— WHAT IS NEEDED —
Write out every line of the material as it stands, apart from the pictures.

— PROVIDED DATA —

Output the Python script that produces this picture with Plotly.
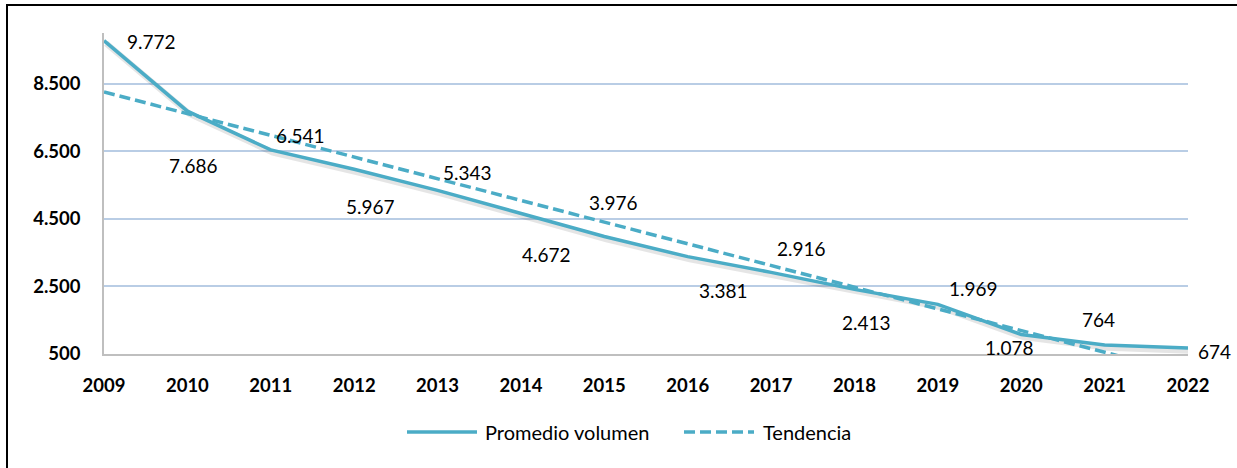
import numpy as np
import plotly.graph_objects as go

# ---- data ----
years = ["2009", "2010", "2011", "2012", "2013", "2014", "2015",
         "2016", "2017", "2018", "2019", "2020", "2021", "2022"]
promedio_volumen = [9772, 7686, 6541, 5967, 5343, 4672, 3976,
                    3381, 2916, 2413, 1969, 1078, 764, 674]
value_labels = ["9.772", "7.686", "6.541", "5.967", "5.343", "4.672", "3.976",
                "3.381", "2.916", "2.413", "1.969", "1.078", "764", "674"]
y_tick_values = [500, 2500, 4500, 6500, 8500]
y_tick_labels = ["500", "2.500", "4.500", "6.500", "8.500"]
series_names = ["Promedio volumen", "Tendencia"]

# label offsets in pixels (dx right, dy down) as placed in the original
label_offsets = [(47, 1), (6, 54), (30, -14), (16, 37), (30, -18), (26, 41), (9, -34),
                 (36, 34), (30, -24), (12, 33), (36, -16), (-12, 13), (-6, -26), (26, 3)]

COLOR = "#4BACC6"
FONT = "Lato"

# x positions as category indices
xi = np.arange(len(years))
# linear trend (least squares) of the series
slope, intercept = np.polyfit(xi, np.array(promedio_volumen, dtype=float), 1)
trend = (intercept + slope * xi).tolist()

fig = go.Figure()

# soft shadow under the main line
fig.add_trace(go.Scatter(
    x=(xi + 0.025).tolist(), y=[v - 80 for v in promedio_volumen], mode="lines",
    line=dict(color="rgba(0,0,0,0.10)", width=6), hoverinfo="skip", showlegend=False))

fig.add_trace(go.Scatter(
    x=xi.tolist(), y=promedio_volumen, mode="lines", name=series_names[0],
    line=dict(color=COLOR, width=3.5), showlegend=False))

fig.add_trace(go.Scatter(
    x=xi.tolist(), y=trend, mode="lines", name=series_names[1],
    line=dict(color=COLOR, width=3.5, dash="11px,5px"), showlegend=False))

annotations = []
for i, (lab, val) in enumerate(zip(value_labels, promedio_volumen)):
    dx, dy = label_offsets[i]
    annotations.append(dict(
        x=i, y=val, xref="x", yref="y", text=lab, showarrow=False,
        xshift=dx, yshift=-dy, font=dict(family=FONT, size=19, color="#000000")))

# plot area geometry (pixels) for paper conversions
W, H = 1237, 468
ML, MR, MT, MB = 104, 49, 33, 114
PW, PH = W - ML - MR, H - MT - MB


def px(xp):
    return (xp - ML) / PW


def py(yp):
    return (H - MB - yp) / PH


shapes = []
# outer frame (top and left edges visible)
shapes.append(dict(type="rect", xref="paper", yref="paper",
                   x0=px(7), x1=px(1300), y0=py(600), y1=py(5),
                   line=dict(color="#000000", width=2), fillcolor="rgba(0,0,0,0)", layer="above"))

# custom legend
leg_y = py(432)
shapes.append(dict(type="line", xref="paper", yref="paper",
                   x0=px(407), x1=px(477), y0=leg_y, y1=leg_y,
                   line=dict(color=COLOR, width=3.5)))
shapes.append(dict(type="line", xref="paper", yref="paper",
                   x0=px(684), x1=px(754), y0=leg_y, y1=leg_y,
                   line=dict(color=COLOR, width=3.5, dash="11px,5px")))
annotations.append(dict(x=px(483), y=leg_y, xref="paper", yref="paper", text=series_names[0],
                        showarrow=False, xanchor="left", yanchor="middle",
                        font=dict(family=FONT, size=20, color="#000000")))
annotations.append(dict(x=px(761), y=leg_y, xref="paper", yref="paper", text=series_names[1],
                        showarrow=False, xanchor="left", yanchor="middle",
                        font=dict(family=FONT, size=20, color="#000000")))

fig.update_layout(
    width=W, height=H,
    margin=dict(l=ML, r=MR, t=MT, b=MB),
    paper_bgcolor="white", plot_bgcolor="white",
    showlegend=False,
    annotations=annotations, shapes=shapes,
    xaxis=dict(
        range=[0, len(years) - 1], tickmode="array", tickvals=xi.tolist(), ticktext=years,
        showgrid=False, zeroline=False, showline=True, linecolor="#BFBFBF", linewidth=1.5,
        ticks="", ticklabelstandoff=14,
        tickfont=dict(family=FONT, size=18.5, color="#000000", weight="bold")),
    yaxis=dict(
        range=[500, 10000], tickmode="array", tickvals=y_tick_values, ticktext=y_tick_labels,
        showgrid=True, gridcolor="#B9CDE5", gridwidth=1.5, zeroline=False,
        showline=True, linecolor="#BFBFBF", linewidth=1.5, ticks="", ticklabelstandoff=18,
        tickfont=dict(family=FONT, size=18.5, color="#000000", weight="bold")),
)

fig.write_html(
    "out.html",
    config={"displayModeBar": False},
    post_script="document.body.style.margin='0';document.body.style.overflow='hidden';",
)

— CORRECT ANSWER —
Output the Python script that produces this picture with Plotly.
import numpy as np
import plotly.graph_objects as go

# ---- data ----
years = ["2009", "2010", "2011", "2012", "2013", "2014", "2015",
         "2016", "2017", "2018", "2019", "2020", "2021", "2022"]
promedio_volumen = [9772, 7686, 6541, 5967, 5343, 4672, 3976,
                    3381, 2916, 2413, 1969, 1078, 764, 674]
value_labels = ["9.772", "7.686", "6.541", "5.967", "5.343", "4.672", "3.976",
                "3.381", "2.916", "2.413", "1.969", "1.078", "764", "674"]
y_tick_values = [500, 2500, 4500, 6500, 8500]
y_tick_labels = ["500", "2.500", "4.500", "6.500", "8.500"]
series_names = ["Promedio volumen", "Tendencia"]

# label offsets in pixels (dx right, dy down) as placed in the original
label_offsets = [(47, 1), (6, 54), (30, -14), (16, 37), (30, -18), (26, 41), (9, -34),
                 (36, 34), (30, -24), (12, 33), (36, -16), (-12, 13), (-6, -26), (26, 3)]

COLOR = "#4BACC6"
FONT = "Lato"

# x positions as category indices
xi = np.arange(len(years))
# linear trend (least squares) of the series
slope, intercept = np.polyfit(xi, np.array(promedio_volumen, dtype=float), 1)
trend = (intercept + slope * xi).tolist()

fig = go.Figure()

# soft shadow under the main line
fig.add_trace(go.Scatter(
    x=(xi + 0.025).tolist(), y=[v - 80 for v in promedio_volumen], mode="lines",
    line=dict(color="rgba(0,0,0,0.10)", width=6), hoverinfo="skip", showlegend=False))

fig.add_trace(go.Scatter(
    x=xi.tolist(), y=promedio_volumen, mode="lines", name=series_names[0],
    line=dict(color=COLOR, width=3.5), showlegend=False))

fig.add_trace(go.Scatter(
    x=xi.tolist(), y=trend, mode="lines", name=series_names[1],
    line=dict(color=COLOR, width=3.5, dash="11px,5px"), showlegend=False))

annotations = []
for i, (lab, val) in enumerate(zip(value_labels, promedio_volumen)):
    dx, dy = label_offsets[i]
    annotations.append(dict(
        x=i, y=val, xref="x", yref="y", text=lab, showarrow=False,
        xshift=dx, yshift=-dy, font=dict(family=FONT, size=19, color="#000000")))

# plot area geometry (pixels) for paper conversions
W, H = 1237, 468
ML, MR, MT, MB = 104, 49, 33, 114
PW, PH = W - ML - MR, H - MT - MB


def px(xp):
    return (xp - ML) / PW


def py(yp):
    return (H - MB - yp) / PH


shapes = []
# outer frame (top and left edges visible)
shapes.append(dict(type="rect", xref="paper", yref="paper",
                   x0=px(7), x1=px(1300), y0=py(600), y1=py(5),
                   line=dict(color="#000000", width=2), fillcolor="rgba(0,0,0,0)", layer="above"))

# custom legend
leg_y = py(432)
shapes.append(dict(type="line", xref="paper", yref="paper",
                   x0=px(407), x1=px(477), y0=leg_y, y1=leg_y,
                   line=dict(color=COLOR, width=3.5)))
shapes.append(dict(type="line", xref="paper", yref="paper",
                   x0=px(684), x1=px(754), y0=leg_y, y1=leg_y,
                   line=dict(color=COLOR, width=3.5, dash="11px,5px")))
annotations.append(dict(x=px(483), y=leg_y, xref="paper", yref="paper", text=series_names[0],
                        showarrow=False, xanchor="left", yanchor="middle",
                        font=dict(family=FONT, size=20, color="#000000")))
annotations.append(dict(x=px(761), y=leg_y, xref="paper", yref="paper", text=series_names[1],
                        showarrow=False, xanchor="left", yanchor="middle",
                        font=dict(family=FONT, size=20, color="#000000")))

fig.update_layout(
    width=W, height=H,
    margin=dict(l=ML, r=MR, t=MT, b=MB),
    paper_bgcolor="white", plot_bgcolor="white",
    showlegend=False,
    annotations=annotations, shapes=shapes,
    xaxis=dict(
        range=[0, len(years) - 1], tickmode="array", tickvals=xi.tolist(), ticktext=years,
        showgrid=False, zeroline=False, showline=True, linecolor="#BFBFBF", linewidth=1.5,
        ticks="", ticklabelstandoff=14,
        tickfont=dict(family=FONT, size=18.5, color="#000000", weight="bold")),
    yaxis=dict(
        range=[500, 10000], tickmode="array", tickvals=y_tick_values, ticktext=y_tick_labels,
        showgrid=True, gridcolor="#B9CDE5", gridwidth=1.5, zeroline=False,
        showline=True, linecolor="#BFBFBF", linewidth=1.5, ticks="", ticklabelstandoff=18,
        tickfont=dict(family=FONT, size=18.5, color="#000000", weight="bold")),
)

fig.write_html(
    "out.html",
    config={"displayModeBar": False},
    post_script="document.body.style.margin='0';document.body.style.overflow='hidden';",
)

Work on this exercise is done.